Upon my return from a solo sailing adventure of almost two thousand miles across open ocean where I single-handed a thirty foot sailboat from Wilmington, North Carolina to Bermuda and back, I began writing "Path of Three Hundred". If I had taken a direct route there and back, the trip would have been around fifteen hundred miles, but I took the long way home from Bermuda back to Wilmington sailing halfway to the Bahamas before turning west to Florida, then more north back to North Carolina due to weather conditions at sea.

I felt compelled to write the book because of the transformation of self while being at sea through the physical challenges I faced while alone. There is no place to "pull over" out there. There is no one to take the helm so that I could rest when tired or hungry. Eight days of sailing to get to Bermuda and nine days of sailing back to Wilmington. I experienced storms, the Bermuda Triangle and beautiful wonders of Nature unlike anything I can ever remember...and I want to go back...some day, I will again as I miss the sea even as I write these words.

As I wrote the book, I became a hermit. Going to work at my "normal job", coming home to my sailboat where I live with my dog, Lucky, walking him and writing.

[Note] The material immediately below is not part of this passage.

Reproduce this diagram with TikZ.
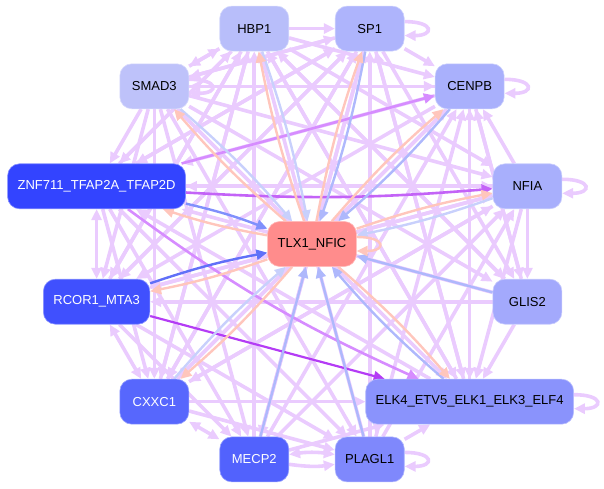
\documentclass[tikz,border=0pt]{standalone}
\usepackage{fontspec}
\setmainfont{Liberation Sans}
\usetikzlibrary{arrows.meta,backgrounds}
\definecolor{hbpc}{HTML}{B8BEFA}
\definecolor{smadc}{HTML}{BEC2FA}
\definecolor{spc}{HTML}{AEB4FC}
\definecolor{cenpbc}{HTML}{A9B0FC}
\definecolor{nfiac}{HTML}{A8AFFC}
\definecolor{glisc}{HTML}{A3A9FC}
\definecolor{elkc}{HTML}{8A93FC}
\definecolor{plaglc}{HTML}{7F88FC}
\definecolor{mecpc}{HTML}{5262FD}
\definecolor{cxxcc}{HTML}{5767FD}
\definecolor{rcorc}{HTML}{4050FE}
\definecolor{znfc}{HTML}{3344FF}
\definecolor{tlxc}{HTML}{FF8C8C}
\definecolor{edgelight}{HTML}{EACBFE}
\definecolor{edgemid}{HTML}{D68CFF}
\definecolor{edgedark}{HTML}{B43CF5}
\definecolor{edgesalmon}{HTML}{FFC6BC}
\definecolor{inpale}{HTML}{C8D0FC}
\definecolor{inlight}{HTML}{AEB8FC}
\definecolor{inmid}{HTML}{8090FC}
\definecolor{indeep}{HTML}{6070F8}
\begin{document}
\begin{tikzpicture}[x=1pt,y=1pt,
    tf/.style={fill=#1, draw=#1!60!white, line width=0.6pt,
      rounded corners=12pt, minimum width=69pt, minimum height=45pt,
      inner xsep=10pt, font=\fontsize{13}{15}\selectfont},
    dark/.style={text=white},
    tip/.style={-{Triangle[length=11pt,width=10pt]}},
    both/.style={{Triangle[length=11pt,width=10pt]}-{Triangle[length=11pt,width=10pt]}},
    tin/.style={color=#1, line width=2.4pt, tip},
    tout/.style={color=edgesalmon, line width=2.4pt, tip}]
  \useasboundingbox (-312,-245) rectangle (292,244);
  \path
    (0,0) node[tf=tlxc] (tlx) {TLX1\_NFIC}
    (105:223pt) node[tf=hbpc] (hbp) {HBP1}
    (75:223pt) node[tf=spc] (sp) {SP1}
    (45:223pt) node[tf=cenpbc] (cenpb) {CENPB}
    (15:223pt) node[tf=nfiac] (nfia) {NFIA}
    (-15:223pt) node[tf=glisc] (glis) {GLIS2}
    (-45:223pt) node[tf=elkc] (elk) {ELK4\_ETV5\_ELK1\_ELK3\_ELF4}
    (-75:223pt) node[tf=plaglc] (plagl) {PLAGL1}
    (-105:223pt) node[tf=mecpc,dark] (mecp) {MECP2}
    (-135:223pt) node[tf=cxxcc,dark] (cxxc) {CXXC1}
    (-165:223pt) node[tf=rcorc,dark] (rcor) {RCOR1\_MTA3}
    (165:223pt) node[tf=znfc,dark] (znf) {ZNF711\_TFAP2A\_TFAP2D}
    (135:223pt) node[tf=smadc] (smad) {SMAD3};
  \begin{scope}[on background layer]
    % outer ring
    \begin{scope}[color=edgelight, line width=3.6pt, tip]
      \draw (smad) to (hbp);
      \draw (znf) to (hbp);
      \draw (rcor) to (hbp);
      \draw (cxxc) to (hbp);
      \draw (mecp) to (hbp);
      \draw (plagl) to (hbp);
      \draw (elk) to (hbp);
      \draw (glis) to (hbp);
      \draw (smad) to (sp);
      \draw (znf) to (sp);
      \draw (rcor) to (sp);
      \draw (cxxc) to (sp);
      \draw (mecp) to (sp);
      \draw (plagl) to (sp);
      \draw (elk) to (sp);
      \draw (hbp) to (sp);
      \draw (hbp) to (smad);
      \draw (sp) to (smad);
      \draw (cenpb) to (smad);
      \draw (sp) to (cenpb);
      \draw (hbp) to (cenpb);
      \draw (nfia) to (cenpb);
      \draw (glis) to (cenpb);
      \draw (elk) to (cenpb);
      \draw (plagl) to (cenpb);
      \draw (mecp) to (cenpb);
      \draw (cxxc) to (cenpb);
      \draw (smad) to (cenpb);
      \draw (smad) to (nfia);
      \draw (rcor) to (nfia);
      \draw (cxxc) to (nfia);
      \draw (mecp) to (nfia);
      \draw (plagl) to (nfia);
      \draw (hbp) to (nfia);
      \draw (znf) to (nfia);
      \draw (nfia) to (glis);
      \draw (sp) to (glis);
      \draw (hbp) to (glis);
      \draw (cenpb) to (glis);
      \draw (smad) to (glis);
      \draw (glis) to (elk);
      \draw (cxxc) to (elk);
      \draw (mecp) to (elk);
      \draw (plagl) to (elk);
      \draw (sp) to (elk);
      \draw (hbp) to (elk);
      \draw (smad) to (elk);
      \draw (cenpb) to (elk);
      \draw (nfia) to (elk);
      \draw (cxxc) to (plagl);
      \draw (rcor) to (plagl);
      \draw (znf) to (plagl);
      \draw (smad) to (plagl);
      \draw (rcor) to (mecp);
      \draw (znf) to (mecp);
      \draw (smad) to (mecp);
      \draw (sp) to (mecp);
      \draw (znf) to (cxxc);
      \draw (smad) to (cxxc);
      \draw (hbp) to (cxxc);
      \draw (sp) to (cxxc);
      \draw (cenpb) to (cxxc);
      \draw (nfia) to (cxxc);
      \draw (smad) to (rcor);
      \draw (hbp) to (rcor);
      \draw (sp) to (rcor);
      \draw (cenpb) to (rcor);
      \draw (nfia) to (rcor);
      \draw (glis) to (rcor);
      \draw (smad) to (znf);
      \draw (hbp) to (znf);
      \draw (sp) to (znf);
      \draw (cenpb) to (znf);
      \draw (nfia) to (znf);
      \draw (glis) to (znf);
      \draw (elk) to (znf);
      \draw[both] (znf) to (rcor);
      \draw[both] (rcor) to (cxxc);
      \draw[both] (cxxc) to (mecp);
      \draw[both] (mecp) to[bend left=8] (plagl);
      \draw (mecp) to[bend right=8] (plagl);
      % loops
      \draw ([yshift=7pt]smad.east) to[out=0,in=0,looseness=5.5] ([yshift=-7pt]smad.east);
      \draw ([yshift=7pt]sp.east) to[out=0,in=0,looseness=5.5] ([yshift=-7pt]sp.east);
      \draw ([yshift=7pt]cenpb.east) to[out=0,in=0,looseness=5.5] ([yshift=-7pt]cenpb.east);
      \draw ([yshift=7pt]nfia.east) to[out=0,in=0,looseness=5.5] ([yshift=-7pt]nfia.east);
      \draw ([yshift=7pt]elk.east) to[out=0,in=0,looseness=5.5] ([yshift=-7pt]elk.east);
      \draw ([yshift=7pt]plagl.east) to[out=0,in=0,looseness=5.5] ([yshift=-7pt]plagl.east);
    \end{scope}
    % stronger ones
    \draw[color=edgemid, line width=2.6pt, tip] (znf) to (cenpb);
    \draw[color=edgemid, line width=2.6pt, tip] (znf) to[bend right=6] (elk);
    \draw[color=edgedark!80!white, line width=2.6pt, tip] (znf) to[bend right=4] (nfia);
    \draw[color=edgedark, line width=2.2pt, tip] (rcor) to (elk);
    % into and out of the centre
    \draw[tin=inpale] (hbp) to[bend left=4] (tlx);
    \draw[tin=inlight] (sp) to[bend left=4] (tlx);
    \draw[tin=inpale] (smad) to[bend left=4] (tlx);
    \draw[tin=inlight] (cenpb) to[bend left=4] (tlx);
    \draw[tin=inmid] (znf) to[bend left=4] (tlx);
    \draw[tin=inpale] (nfia) to[bend left=4] (tlx);
    \draw[tin=indeep] (rcor) to[bend left=4] (tlx);
    \draw[tin=inlight] (glis) to (tlx);
    \draw[tin=inpale] (cxxc) to[bend left=4] (tlx);
    \draw[tin=inlight] (elk) to[bend left=4] (tlx);
    \draw[tin=inlight] (mecp) to (tlx);
    \draw[tin=inlight] (plagl) to (tlx);
    \draw[tout] (tlx) to[bend left=4] (hbp);
    \draw[tout] (tlx) to[bend left=4] (sp);
    \draw[tout] (tlx) to[bend left=4] (smad);
    \draw[tout] (tlx) to[bend left=4] (cenpb);
    \draw[tout] (tlx) to[bend left=4] (znf);
    \draw[tout] (tlx) to[bend left=4] (nfia);
    \draw[tout] (tlx) to[bend left=4] (rcor);
    \draw[tout] (tlx) to[bend left=4] (cxxc);
    \draw[tout] (tlx) to[bend left=4] (elk);
    \draw[tout] ([yshift=7pt]tlx.east) to[out=0,in=0,looseness=5.5] ([yshift=-7pt]tlx.east);
  \end{scope}
\end{tikzpicture}
\end{document}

Waking up the next day to write and repeat the process...for six months. I began writing the story of the adventure in the first person, however something about the story was a bit dry. I had been reading Paulo Coehlo's books and love the storytelling way in which he writes, so I made a creative decision to write in the third person. I even changed most of the character names including my own. An interesting thing happened in the process. While I was writing what other people were saying about this man, Petah (me), I began to feel those others and become them. Specifically one chapter, "...day Three to the East..." where I was battling an intense Gale Storm, people were freaking out on land as they could see me sail into the middle of the storm...something I did not know at the time. As I wrote what I was told by those others, I could feel their anxiety as I felt the anxiety of the sailor at sea...wild.

I loved the process of writing "Path of Three Hundred" for so many reasons, but the one which sticks in my mind now is being able to keep fresh the images of sailing across the open ocean. The beauty of out there is quite special...a place which will always draw me into it's core.